--- Written task ---
The line holding "hodnot naměřených v" is the last one to output; start at the first line of the data, keep every line in between exactly, and leave out pictures.

# Data excerpts start

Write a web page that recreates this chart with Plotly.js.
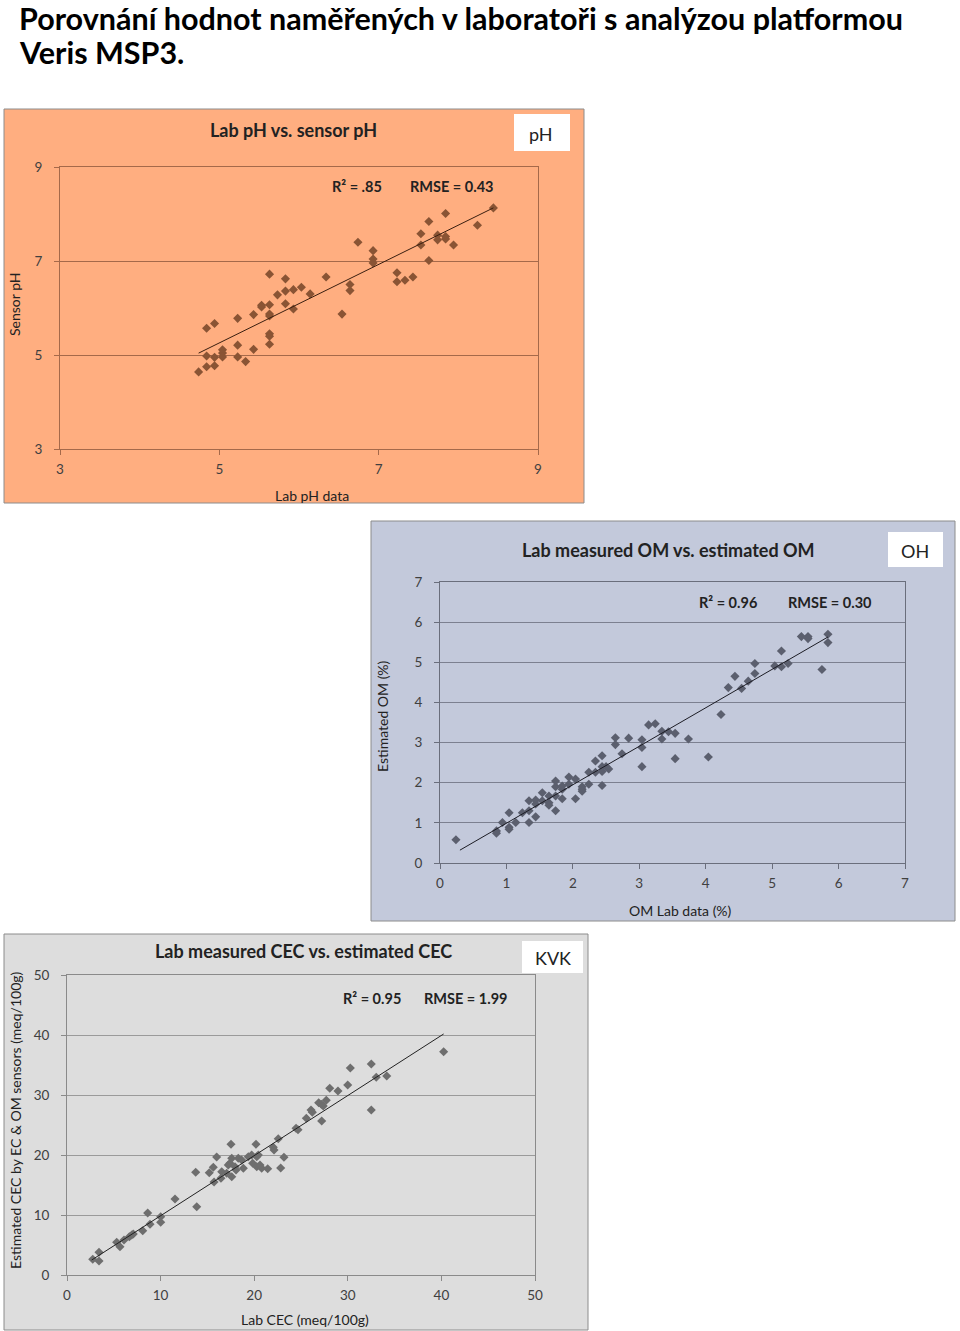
<!DOCTYPE html>
<html>
<head>
<meta charset="utf-8">
<script src="https://cdn.plot.ly/plotly-3.0.1.min.js"></script>
<style>
html,body{margin:0;padding:0;background:#fff;}
#chart{width:960px;height:1331px;}
</style>
</head>
<body>
<div id="chart"></div>
<script>
// ---------- DATA ----------
const pageTitle = ["Porovnání hodnot naměřených v laboratoři s analýzou platformou", "Veris MSP3."];

// pH panel
const phLab = [4.74,4.84,4.94,4.84,4.94,5.04,5.04,5.04,5.23,5.33,5.23,5.43,5.63,5.63,5.63,4.84,4.94,5.23,5.43,5.53,5.53,5.63,5.63,5.63,5.63,5.73,5.83,5.83,5.83,5.93,5.93,6.03,6.14,6.34,6.54,6.64,6.64,6.74,6.93,6.93,6.93,7.23,7.23,7.33,7.43,7.53,7.53,7.63,7.63,7.74,7.74,7.84,7.84,7.84,7.94,8.24,8.44];
const phSensor = [4.64,4.75,4.77,4.98,4.95,5.11,5.04,4.96,4.96,4.86,5.21,5.12,5.23,5.45,5.40,5.57,5.67,5.78,5.86,6.06,6.02,6.07,5.87,5.83,6.72,6.28,6.62,6.36,6.09,6.39,5.98,6.44,6.30,6.66,5.87,6.50,6.37,7.40,7.22,7.04,6.96,6.75,6.56,6.59,6.66,7.58,7.34,7.84,7.01,7.55,7.45,8.01,7.52,7.47,7.34,7.76,8.13];
const phTrendX = [4.74, 8.44];
const phTrendY = [5.04, 8.13];
const phTicks = [3,5,7,9];

// OM panel
const omLab = [0.24,0.85,0.85,0.94,1.04,1.04,1.04,1.14,1.24,1.34,1.34,1.34,1.44,1.44,1.44,1.54,1.54,1.64,1.64,1.64,1.74,1.74,1.74,1.74,1.84,1.84,1.84,1.94,1.94,2.04,2.04,2.14,2.14,2.14,2.24,2.24,2.34,2.34,2.44,2.44,2.44,2.44,2.50,2.54,2.64,2.64,2.74,2.84,3.04,3.04,3.04,3.14,3.24,3.34,3.34,3.44,3.54,3.54,3.74,4.04,4.23,4.34,4.44,4.54,4.64,4.74,4.74,5.04,5.14,5.14,5.24,5.44,5.54,5.54,5.75,5.84,5.84];
const omEst = [0.58,0.80,0.74,1.01,0.89,0.84,1.25,1.01,1.25,1.01,1.30,1.55,1.15,1.47,1.57,1.55,1.75,1.50,1.44,1.67,1.30,1.67,1.90,2.04,1.60,1.84,1.92,1.96,2.14,1.60,2.09,1.90,1.84,1.79,1.96,2.26,2.26,2.54,2.67,2.40,2.28,1.93,2.40,2.34,3.12,2.95,2.72,3.11,3.07,2.88,2.40,3.44,3.47,3.28,3.09,3.27,3.23,2.60,3.09,2.64,3.70,4.37,4.65,4.35,4.53,4.72,4.97,4.91,4.89,5.28,4.97,5.64,5.64,5.59,4.82,5.70,5.49];
const omTrendX = [0.30, 5.84];
const omTrendY = [0.32, 5.63];
const omTicks = [0,1,2,3,4,5,6,7];

// CEC panel
const cecLab = [2.75,3.42,3.42,5.31,5.66,6.09,6.66,6.91,7.08,8.09,8.62,8.87,10.01,10.01,11.54,13.86,13.75,15.20,15.63,15.99,15.71,16.45,16.53,17.06,17.23,17.41,17.52,17.60,17.60,17.95,18.06,18.30,18.66,18.84,19.37,19.73,19.84,20.19,20.27,20.44,20.27,20.62,20.80,21.44,22.83,22.04,22.12,23.18,22.57,24.47,24.68,25.57,26.07,26.21,27.21,26.89,27.17,27.38,27.70,28.07,28.95,29.99,30.27,32.51,32.51,33.04,34.16,40.24];
const cecEst = [2.62,2.33,3.78,5.45,4.72,5.83,6.38,6.67,6.83,7.38,10.33,8.45,8.78,9.72,12.67,11.38,17.12,17.05,17.95,19.67,15.50,16.12,17.22,16.95,18.33,18.62,21.78,19.45,16.38,18.05,17.50,19.45,19.17,17.78,19.72,20.00,18.62,21.78,19.72,20.00,18.05,18.33,17.78,17.72,17.83,21.28,20.83,19.62,22.72,24.45,24.22,26.12,27.50,27.12,25.67,28.72,28.45,28.17,29.12,31.12,30.67,31.67,34.50,35.17,27.50,32.95,33.17,37.22];
const cecTrendX = [2.64, 40.24];
const cecTrendY = [2.50, 40.17];
const cecTicks = [0,10,20,30,40,50];

// ---------- LAYOUT HELPERS ----------
const W = 960, H = 1331;
const fx = v => v / W;
const fy = v => 1 - v / H;
const FONT = "Lato, 'Open Sans', sans-serif";

function axis(dom, range, ticks, lineColor, gridColor, showGrid, anchor, isY) {
  return {
    domain: dom, range: range, tickvals: ticks, ticktext: ticks.map(String),
    showline: true, mirror: true, linecolor: lineColor, linewidth: 1,
    showgrid: showGrid, gridcolor: gridColor, gridwidth: 1,
    zeroline: false, ticks: 'outside', ticklen: 5, tickcolor: lineColor,
    tickfont: {family: FONT, size: 13.5, color: '#404040'},
    anchor: anchor, fixedrange: true,
    ticklabelstandoff: isY ? 9 : 3
  };
}

// ---------- TRACES ----------
const traces = [
  {x: phLab, y: phSensor, type: 'scatter', mode: 'markers', xaxis: 'x', yaxis: 'y',
   marker: {symbol: 'diamond', size: 7, color: '#8A5434'}, hoverinfo: 'skip'},
  {x: phTrendX, y: phTrendY, type: 'scatter', mode: 'lines', xaxis: 'x', yaxis: 'y',
   line: {color: '#3a1f10', width: 1}, hoverinfo: 'skip'},
  {x: omLab, y: omEst, type: 'scatter', mode: 'markers', xaxis: 'x2', yaxis: 'y2',
   marker: {symbol: 'diamond', size: 7, color: '#5B5F6E'}, hoverinfo: 'skip'},
  {x: omTrendX, y: omTrendY, type: 'scatter', mode: 'lines', xaxis: 'x2', yaxis: 'y2',
   line: {color: '#1c1c24', width: 1}, hoverinfo: 'skip'},
  {x: cecLab, y: cecEst, type: 'scatter', mode: 'markers', xaxis: 'x3', yaxis: 'y3',
   marker: {symbol: 'diamond', size: 7, color: '#6E6E6E'}, hoverinfo: 'skip'},
  {x: cecTrendX, y: cecTrendY, type: 'scatter', mode: 'lines', xaxis: 'x3', yaxis: 'y3',
   line: {color: '#222', width: 1}, hoverinfo: 'skip'}
];

// ---------- PANELS ----------
function rect(x0, y0, x1, y1, fill, lineColor) {
  return {type: 'rect', xref: 'paper', yref: 'paper', x0: fx(x0), x1: fx(x1), y0: fy(y1), y1: fy(y0),
          fillcolor: fill, line: {color: lineColor, width: 1}, layer: 'below'};
}
function ann(text, x, y, size, opts) {
  return Object.assign({text: text, x: fx(x), y: fy(y), xref: 'paper', yref: 'paper',
    xanchor: 'center', yanchor: 'middle',
    showarrow: false, font: {family: FONT, size: size, color: '#222'}}, opts || {});
}

const shapes = [
  rect(4, 109, 584, 503, '#FFAE80', '#8C8C8C'),
  rect(514, 114, 570, 151, '#FFFFFF', 'rgba(0,0,0,0)'),
  rect(371, 521, 955, 921, '#C3C9DB', '#8C8C8C'),
  rect(888, 532, 943, 567, '#FFFFFF', 'rgba(0,0,0,0)'),
  rect(4, 934, 588, 1330, '#DDDDDD', '#8C8C8C'),
  rect(522, 941, 583, 973, '#FFFFFF', 'rgba(0,0,0,0)')
];

const titleFont = {family: FONT, size: 30.5, color: '#000'};
const annotations = [
  ann('<b>' + pageTitle[0] + '</b>', 18, 17.5, 30.5, {xanchor: 'left', font: titleFont, height: 33, borderpad: 0}),
  ann('<b>' + pageTitle[1] + '</b>', 18, 51.5, 30.5, {xanchor: 'left', font: titleFont, height: 33, borderpad: 0}),
  // pH
  ann('<b>Lab pH vs. sensor pH</b>', 293, 130, 18),
  ann('<b>R² = .85</b>', 357, 186, 14.5),
  ann('<b>RMSE = 0.43</b>', 451, 186, 14.5),
  ann('pH', 541, 134, 18),
  ann('Lab pH data', 312, 495, 14),
  ann('Sensor pH', 15, 305, 14, {textangle: -90}),
  // OM
  ann('<b>Lab measured OM vs. estimated OM</b>', 668, 550, 18),
  ann('<b>R² = 0.96</b>', 728, 603, 14.5),
  ann('<b>RMSE = 0.30</b>', 830, 603, 14.5),
  ann('OH', 915, 551, 18),
  ann('OM Lab data (%)', 680, 910, 14),
  ann('Estimated OM (%)', 382, 716, 14, {textangle: -90}),
  // CEC
  ann('<b>Lab measured CEC vs. estimated CEC</b>', 303, 951, 18),
  ann('<b>R² = 0.95</b>', 372, 998, 14.5),
  ann('<b>RMSE = 1.99</b>', 465, 998, 14.5),
  ann('KVK', 553, 958, 18),
  ann('Lab CEC (meq/100g)', 305, 1319, 14),
  ann('Estimated CEC by EC &amp; OM sensors (meq/100g)', 15, 1120, 14, {textangle: -90})
];

const layout = {
  width: W, height: H,
  margin: {l: 0, r: 0, t: 0, b: 0},
  paper_bgcolor: '#FFFFFF', plot_bgcolor: 'rgba(0,0,0,0)',
  showlegend: false,
  xaxis: axis([fx(60), fx(538)], [3, 9], phTicks, '#A5694A', '#A5694A', false, 'y', false),
  yaxis: axis([fy(449), fy(167)], [3, 9], phTicks, '#A5694A', '#A5694A', true, 'x', true),
  xaxis2: axis([fx(440), fx(905)], [0, 7], omTicks, '#6A6E7C', '#7C8090', false, 'y2', false),
  yaxis2: axis([fy(863), fy(582)], [0, 7], omTicks, '#6A6E7C', '#7C8090', true, 'x2', true),
  xaxis3: axis([fx(67), fx(535)], [0, 50], cecTicks, '#8A8A8A', '#9A9A9A', false, 'y3', false),
  yaxis3: axis([fy(1275), fy(975)], [0, 50], cecTicks, '#8A8A8A', '#9A9A9A', true, 'x3', true),
  shapes: shapes,
  annotations: annotations
};

Plotly.newPlot('chart', traces, layout, {staticPlot: true, displayModeBar: false});
</script>
</body>
</html>
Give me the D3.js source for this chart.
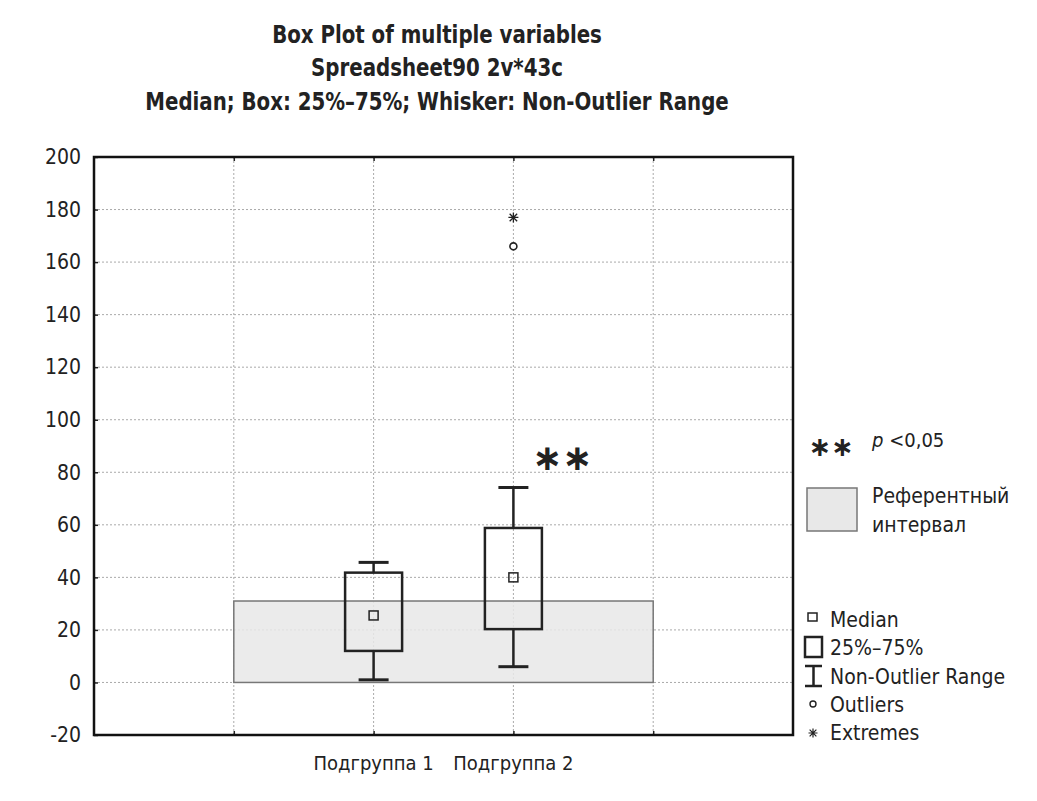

# Data excerpts end

--- Answer to this task ---
Write a web page that recreates this chart with Plotly.js.
<!DOCTYPE html>
<html>
<head>
<meta charset="utf-8">
<script src="https://cdn.plot.ly/plotly-3.0.1.min.js"></script>
<style>
html,body{margin:0;padding:0;background:#fff;}
#chart{width:960px;height:1331px;}
</style>
</head>
<body>
<div id="chart"></div>
<script>
// ---------- DATA ----------
const pageTitle = ["Porovnání hodnot naměřených v laboratoři s analýzou platformou", "Veris MSP3."];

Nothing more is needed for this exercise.